Cualquiera que se haya encontrado inmerso en
la obligación de impartir clases de matemáticas en los niveles obligatorios de
la enseñanza, con un grupo de alumnos de más de once años, se ha visto
enfrentado a esta pregunta. No importa que se trate de introducir los números
primos, el teorema de Pitágoras, las operaciones con radicales o la regla de
Ruffini, siempre habrá un alumno imbuido del suficiente sentido crítico para
plantear tan acertada cuestión. Y esto, ¿para qué sirve? Quizá no sea oportuno
ni aconsejable afrontar esa volubilidad utilitarista, con un escueto “para
aprobar”. Ni están los tiempos para contestar con la pregunta “¿y para qué
sirves tú?”.
Ni mucho menos resulta aconsejable embarcarse en una larga
disquisición acerca de la adquisición de las estructuras básicas de
razonamiento o los más elementales mecanismos lógicos, como herramientas para
configurar un cerebro en formación, o para desarrollar unas capacidades cuyo
aprovechamiento ulterior puede llevar al alumno a importantes realizaciones en
los más variados campos.
Aparte de que es un rollo patatero, resulta difícil en
el mundo en que nos movemos, donde la cajera del Mercadona no suma los precios
de los artículos que hemos adquirido, ni el empleado de la gasolinera
multiplica los litros que ha puesto en el depósito por el precio del litro de
carburante, resulta difícil, digo, hacer creer que los conocimientos
matemáticos sirvan para algo (es más, conozco a algunos maestros que están
dejando de creerlo. En cuanto a los legisladores, estatales o autonómicos,
dejaron de creerlo hace décadas).
Y sin embargo la fe no debe abandonarnos.

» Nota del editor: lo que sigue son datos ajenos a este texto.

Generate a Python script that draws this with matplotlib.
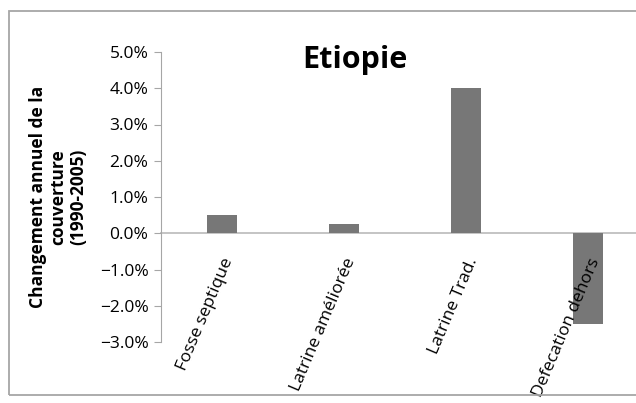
#!/usr/bin/env python3

"""Bar chart of annual change in sanitation coverage, Ethiopia 1990-2005."""

import matplotlib.pyplot as plt
from matplotlib.patches import Rectangle
from matplotlib.ticker import PercentFormatter

categories = ["Fosse septique", "Latrine améliorée", "Latrine Trad.", "Defecation dehors"]
changes = [0.005, 0.0025, 0.040, -0.025]
yticks = [-0.03, -0.02, -0.01, 0.0, 0.01, 0.02, 0.03, 0.04, 0.05]

plt.rcParams['font.family'] = ['Open Sans', 'DejaVu Sans']

fig = plt.figure(figsize=(6.36, 4.03), dpi=100)

# chart frame
fig.patches.append(Rectangle((9 / 636, 1 - 395 / 403), 1.0, (395 - 11) / 403,
                             transform=fig.transFigure, fill=False,
                             edgecolor="#a6a6a6", linewidth=1.3))

ax = fig.add_axes([161 / 636, 1 - 342 / 403, 488 / 636, 290 / 403])
x = range(len(categories))
ax.bar(x, changes, width=0.25, color="#777777", zorder=1)

ax.set_xlim(-0.5, len(categories) - 0.5)
ax.set_ylim(-0.03, 0.05)
ax.set_yticks(yticks)
ax.yaxis.set_major_formatter(PercentFormatter(1.0, decimals=1))
ax.tick_params(axis='y', labelsize=12.5, length=5, color="#a6a6a6", pad=4)

ax.spines['top'].set_visible(False)
ax.spines['right'].set_visible(False)
ax.spines['left'].set_color("#a6a6a6")
ax.spines['bottom'].set_position(('data', 0))
ax.spines['bottom'].set_color("#bfbfbf")
ax.spines['bottom'].set_linewidth(1.3)
ax.spines['bottom'].set_zorder(0)

ax.set_xticks(list(x))
ax.set_xticklabels(categories, rotation=67, ha='right', va='top',
                   rotation_mode='anchor', fontsize=12.5)
ax.tick_params(axis='x', length=0, pad=16)
for lbl in ax.get_xticklabels():
    lbl.set_zorder(3)

ax.set_ylabel("Changement annuel de la\ncouverture\n(1990-2005)",
              fontsize=12.5, fontweight='bold', labelpad=9, linespacing=1.15)

fig.text(355 / 636, 1 - 60 / 403, "Etiopie", fontsize=22, fontweight='bold',
         ha='center', va='center')

fig.savefig("out.png", dpi=100)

Ni la afabilidad, con lo que podemos recurrir al humor: a la pregunta de para
qué sirve conocer los números primos o la proporcionalidad directa, pues bueno,
contestamos al interlocutor que tal vez, dentro de unos años, estos saberes le
habiliten para trabajar en un bingo, para pasar gratos momentos resolviendo
sudokus o para calcular los ingredientes en la fórmula de un nuevo y
revolucionario cosmético con el que forrarse. Esta es la palabra clave,
forrarse, si con las matemáticas fuera posible tal cosa, pocos pondrían sus
miras en el motociclismo, donde para forrarse hay que asumir evidentes riesgos.
Pero estoy desbarrando, así que, para
centrarme, recurriré a una conocida frase de León Tolstoi en Ana Karenina
(tampoco los textos clásicos sirven para nada en opinión de los alumnos, de la
FAPAR, ni de los legisladores. Es un consuelo), según el maestro ruso, y cito
literalmente de mi ejemplar, “nadie está contento con lo que tiene y, no
obstante, todos están satisfechos de su inteligencia”. Ahí le has dado, con cualquier
ítem del temario matemático, puedes construir un reto, eso sí, a la medida de
la inteligencia de cada alumno. Serán desde luego muy pocos los que declinen
este reto, pues todos estamos ávidos de demostrar nuestras capacidades y
nuestra competencia. Si esto no funciona, siempre puedes llamar al 112 y
hacerte evacuar del aula inhóspita por los competentes equipos de rescate de la
Guardia Civil y sus helicópteros.
De todas formas, hoy quiero enmendarle la
plana al sabio Tolstoi: no estoy satisfecho de mi inteligencia. El otro día,
aprovechando que estaban muy rebajados, 2’50 €, compré unos libros de acertijos
matemáticos y ya tropecé con el primero, que no supe resolver. Lo consignaré
aquí, antes de mirar la solución, porque no parece tan difícil.
De "Los acertijos de Canterbury" |
Tienes cuatro banquetas o taburetes y, en
el de un extremo apilas ocho quesos de diferentes tamaños, formando un montón
en el que el más grande está en la base y el más pequeño, arriba de todo, en la
cúspide. El objetivo es pasar todos los quesos a la cuarta banqueta, al otro
extremo, siguiendo estas dos reglas: sólo puedes mover, de una banqueta a otra,
un queso por vez y no puedes apilar nunca uno más grande sobre uno más pequeño.
Si encima te planteas realizarlo en el menor número de movimientos posibles,
recibe, de antemano, mi entusiasqueada (y efusiva) felicitación.
Y eso, ¿para qué sirve? Reitera mi
escéptico alumno: mi padre los coge todos con el toro (la carretilla elevadora)
y los lleva, en un solo viaje, a la banqueta del otro extremo.
Hala, explícale ahora lo del respeto a
las reglas, normas o condiciones aceptadas. Esto es un sinvivir.